>> begin COLLECTED DATA
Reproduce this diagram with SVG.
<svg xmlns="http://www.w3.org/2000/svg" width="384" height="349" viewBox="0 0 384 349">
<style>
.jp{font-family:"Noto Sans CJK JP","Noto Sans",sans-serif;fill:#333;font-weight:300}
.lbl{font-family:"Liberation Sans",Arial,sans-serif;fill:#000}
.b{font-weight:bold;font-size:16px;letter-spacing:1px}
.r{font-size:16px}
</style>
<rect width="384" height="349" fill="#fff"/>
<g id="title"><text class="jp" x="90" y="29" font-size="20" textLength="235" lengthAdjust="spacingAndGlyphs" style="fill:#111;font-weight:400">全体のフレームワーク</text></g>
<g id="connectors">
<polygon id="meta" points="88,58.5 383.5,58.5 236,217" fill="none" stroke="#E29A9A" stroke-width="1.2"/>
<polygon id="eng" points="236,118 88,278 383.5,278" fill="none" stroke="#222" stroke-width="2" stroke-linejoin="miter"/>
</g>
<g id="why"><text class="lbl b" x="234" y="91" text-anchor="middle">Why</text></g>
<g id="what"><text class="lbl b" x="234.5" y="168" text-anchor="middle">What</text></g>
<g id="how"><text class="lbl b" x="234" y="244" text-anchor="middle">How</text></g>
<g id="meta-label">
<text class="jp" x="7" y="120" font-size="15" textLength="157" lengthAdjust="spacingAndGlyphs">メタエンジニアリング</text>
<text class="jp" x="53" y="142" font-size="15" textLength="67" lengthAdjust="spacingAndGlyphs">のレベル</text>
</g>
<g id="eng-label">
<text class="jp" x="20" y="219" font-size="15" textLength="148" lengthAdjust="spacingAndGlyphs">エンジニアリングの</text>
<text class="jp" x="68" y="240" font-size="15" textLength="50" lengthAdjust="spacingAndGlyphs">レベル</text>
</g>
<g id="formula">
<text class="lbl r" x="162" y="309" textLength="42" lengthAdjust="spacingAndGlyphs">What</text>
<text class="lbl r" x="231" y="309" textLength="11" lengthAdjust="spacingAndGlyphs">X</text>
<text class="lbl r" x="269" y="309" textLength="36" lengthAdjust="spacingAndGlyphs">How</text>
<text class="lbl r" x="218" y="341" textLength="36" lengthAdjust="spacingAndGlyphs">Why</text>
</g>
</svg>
>> end COLLECTED DATA
[GOAL] Copy out the whole listing exactly; please set it all down.

[FINISHED ANSWER]
Reproduce this diagram with SVG.
<svg xmlns="http://www.w3.org/2000/svg" width="384" height="349" viewBox="0 0 384 349">
<style>
.jp{font-family:"Noto Sans CJK JP","Noto Sans",sans-serif;fill:#333;font-weight:300}
.lbl{font-family:"Liberation Sans",Arial,sans-serif;fill:#000}
.b{font-weight:bold;font-size:16px;letter-spacing:1px}
.r{font-size:16px}
</style>
<rect width="384" height="349" fill="#fff"/>
<g id="title"><text class="jp" x="90" y="29" font-size="20" textLength="235" lengthAdjust="spacingAndGlyphs" style="fill:#111;font-weight:400">全体のフレームワーク</text></g>
<g id="connectors">
<polygon id="meta" points="88,58.5 383.5,58.5 236,217" fill="none" stroke="#E29A9A" stroke-width="1.2"/>
<polygon id="eng" points="236,118 88,278 383.5,278" fill="none" stroke="#222" stroke-width="2" stroke-linejoin="miter"/>
</g>
<g id="why"><text class="lbl b" x="234" y="91" text-anchor="middle">Why</text></g>
<g id="what"><text class="lbl b" x="234.5" y="168" text-anchor="middle">What</text></g>
<g id="how"><text class="lbl b" x="234" y="244" text-anchor="middle">How</text></g>
<g id="meta-label">
<text class="jp" x="7" y="120" font-size="15" textLength="157" lengthAdjust="spacingAndGlyphs">メタエンジニアリング</text>
<text class="jp" x="53" y="142" font-size="15" textLength="67" lengthAdjust="spacingAndGlyphs">のレベル</text>
</g>
<g id="eng-label">
<text class="jp" x="20" y="219" font-size="15" textLength="148" lengthAdjust="spacingAndGlyphs">エンジニアリングの</text>
<text class="jp" x="68" y="240" font-size="15" textLength="50" lengthAdjust="spacingAndGlyphs">レベル</text>
</g>
<g id="formula">
<text class="lbl r" x="162" y="309" textLength="42" lengthAdjust="spacingAndGlyphs">What</text>
<text class="lbl r" x="231" y="309" textLength="11" lengthAdjust="spacingAndGlyphs">X</text>
<text class="lbl r" x="269" y="309" textLength="36" lengthAdjust="spacingAndGlyphs">How</text>
<text class="lbl r" x="218" y="341" textLength="36" lengthAdjust="spacingAndGlyphs">Why</text>
</g>
</svg>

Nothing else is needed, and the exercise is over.